## Stated exercise
Can you copy out the data exactly? Leave the images out.

## Supplied data
++++++
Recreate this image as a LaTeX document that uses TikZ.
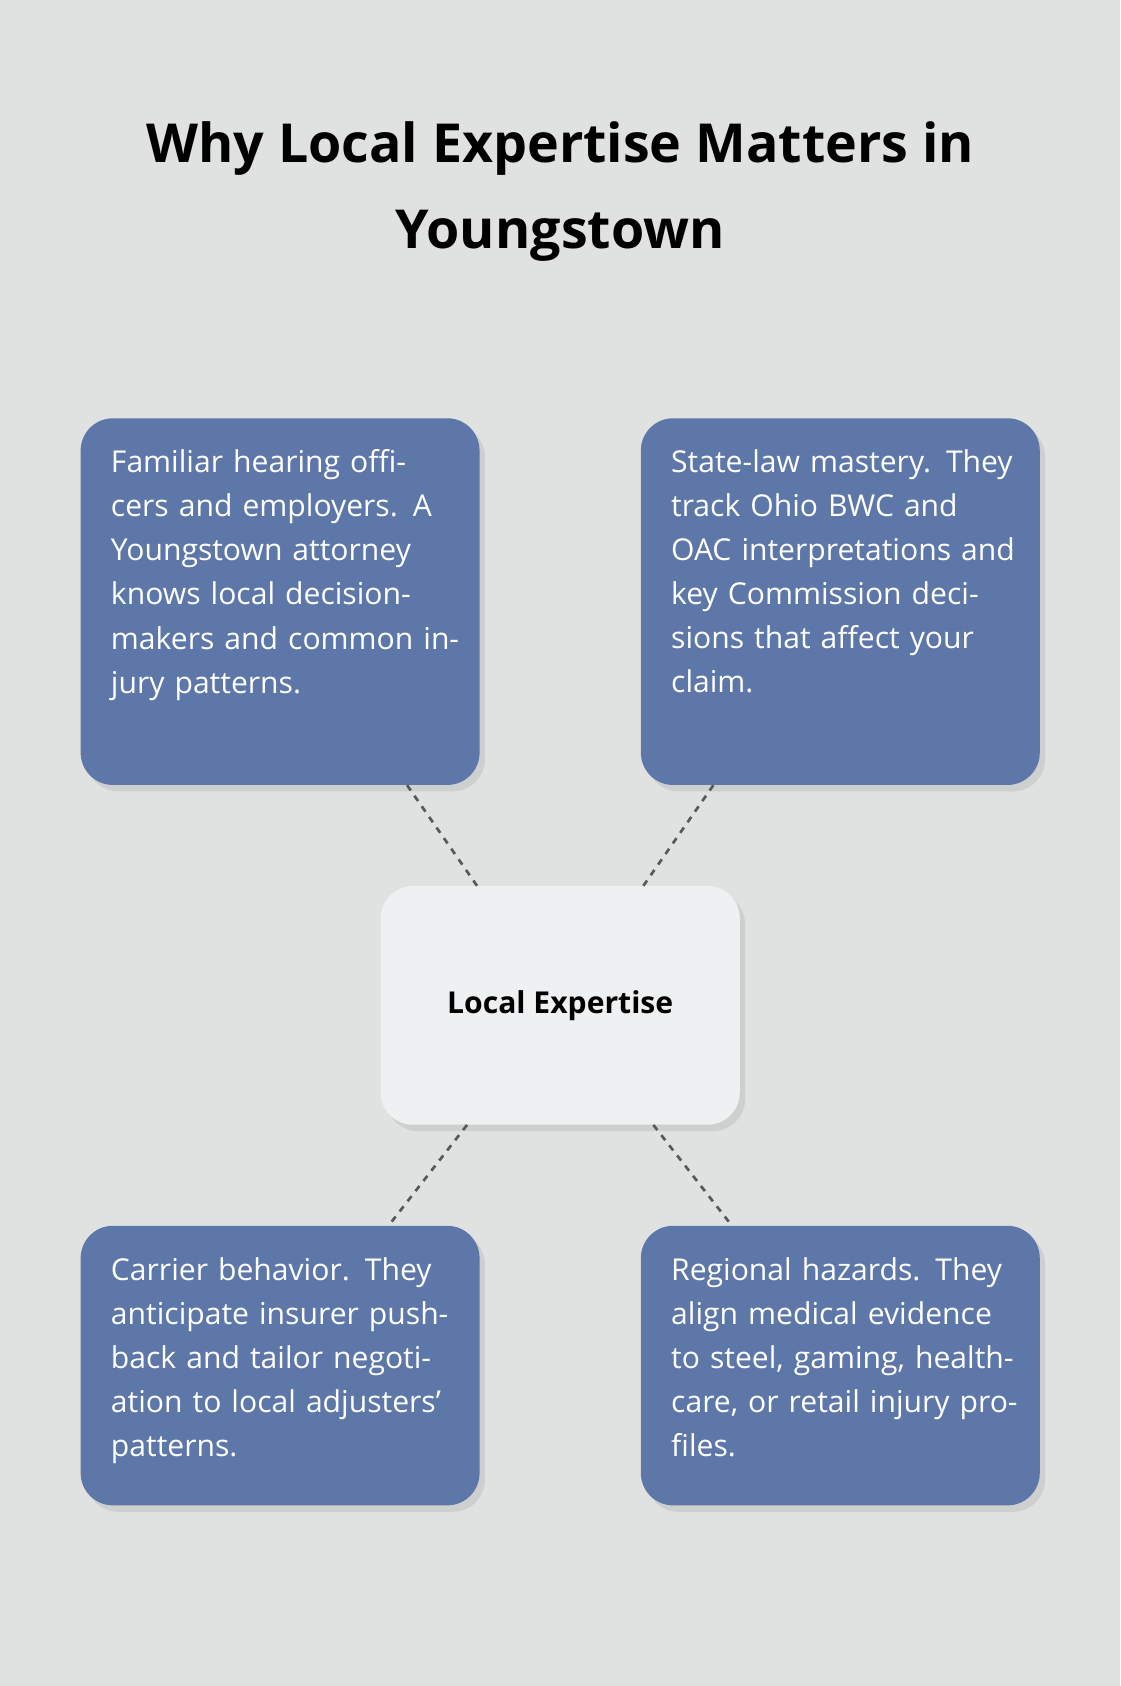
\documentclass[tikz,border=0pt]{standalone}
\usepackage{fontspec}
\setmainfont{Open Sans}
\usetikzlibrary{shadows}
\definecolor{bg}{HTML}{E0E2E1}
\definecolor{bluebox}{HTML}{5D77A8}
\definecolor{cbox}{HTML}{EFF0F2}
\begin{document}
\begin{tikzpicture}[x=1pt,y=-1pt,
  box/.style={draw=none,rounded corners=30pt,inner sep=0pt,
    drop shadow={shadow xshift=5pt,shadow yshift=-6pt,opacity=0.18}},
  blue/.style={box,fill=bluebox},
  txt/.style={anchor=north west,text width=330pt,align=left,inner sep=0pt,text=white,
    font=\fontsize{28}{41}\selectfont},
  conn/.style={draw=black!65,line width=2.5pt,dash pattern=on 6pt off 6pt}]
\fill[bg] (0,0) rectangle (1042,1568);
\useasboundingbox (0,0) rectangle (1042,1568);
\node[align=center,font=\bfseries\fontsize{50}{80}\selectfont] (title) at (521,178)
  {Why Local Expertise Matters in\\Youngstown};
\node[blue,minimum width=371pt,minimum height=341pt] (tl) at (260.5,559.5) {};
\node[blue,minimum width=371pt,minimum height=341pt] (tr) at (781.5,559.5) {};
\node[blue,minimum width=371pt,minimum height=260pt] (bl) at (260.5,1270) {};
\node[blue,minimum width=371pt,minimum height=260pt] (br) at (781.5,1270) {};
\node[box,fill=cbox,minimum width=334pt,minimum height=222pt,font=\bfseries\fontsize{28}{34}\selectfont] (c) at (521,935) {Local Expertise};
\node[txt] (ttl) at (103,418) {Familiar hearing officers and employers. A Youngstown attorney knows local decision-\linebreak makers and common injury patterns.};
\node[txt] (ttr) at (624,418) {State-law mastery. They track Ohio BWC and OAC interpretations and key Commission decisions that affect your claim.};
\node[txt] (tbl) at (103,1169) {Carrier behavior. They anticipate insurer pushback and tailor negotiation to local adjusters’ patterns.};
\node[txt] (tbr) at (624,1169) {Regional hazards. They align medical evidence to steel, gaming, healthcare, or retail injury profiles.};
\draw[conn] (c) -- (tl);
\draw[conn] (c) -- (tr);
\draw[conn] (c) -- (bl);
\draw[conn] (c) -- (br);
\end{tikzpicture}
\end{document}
++++++
## Complete output
Recreate this image as a LaTeX document that uses TikZ.
\documentclass[tikz,border=0pt]{standalone}
\usepackage{fontspec}
\setmainfont{Open Sans}
\usetikzlibrary{shadows}
\definecolor{bg}{HTML}{E0E2E1}
\definecolor{bluebox}{HTML}{5D77A8}
\definecolor{cbox}{HTML}{EFF0F2}
\begin{document}
\begin{tikzpicture}[x=1pt,y=-1pt,
  box/.style={draw=none,rounded corners=30pt,inner sep=0pt,
    drop shadow={shadow xshift=5pt,shadow yshift=-6pt,opacity=0.18}},
  blue/.style={box,fill=bluebox},
  txt/.style={anchor=north west,text width=330pt,align=left,inner sep=0pt,text=white,
    font=\fontsize{28}{41}\selectfont},
  conn/.style={draw=black!65,line width=2.5pt,dash pattern=on 6pt off 6pt}]
\fill[bg] (0,0) rectangle (1042,1568);
\useasboundingbox (0,0) rectangle (1042,1568);
\node[align=center,font=\bfseries\fontsize{50}{80}\selectfont] (title) at (521,178)
  {Why Local Expertise Matters in\\Youngstown};
\node[blue,minimum width=371pt,minimum height=341pt] (tl) at (260.5,559.5) {};
\node[blue,minimum width=371pt,minimum height=341pt] (tr) at (781.5,559.5) {};
\node[blue,minimum width=371pt,minimum height=260pt] (bl) at (260.5,1270) {};
\node[blue,minimum width=371pt,minimum height=260pt] (br) at (781.5,1270) {};
\node[box,fill=cbox,minimum width=334pt,minimum height=222pt,font=\bfseries\fontsize{28}{34}\selectfont] (c) at (521,935) {Local Expertise};
\node[txt] (ttl) at (103,418) {Familiar hearing officers and employers. A Youngstown attorney knows local decision-\linebreak makers and common injury patterns.};
\node[txt] (ttr) at (624,418) {State-law mastery. They track Ohio BWC and OAC interpretations and key Commission decisions that affect your claim.};
\node[txt] (tbl) at (103,1169) {Carrier behavior. They anticipate insurer pushback and tailor negotiation to local adjusters’ patterns.};
\node[txt] (tbr) at (624,1169) {Regional hazards. They align medical evidence to steel, gaming, healthcare, or retail injury profiles.};
\draw[conn] (c) -- (tl);
\draw[conn] (c) -- (tr);
\draw[conn] (c) -- (bl);
\draw[conn] (c) -- (br);
\end{tikzpicture}
\end{document}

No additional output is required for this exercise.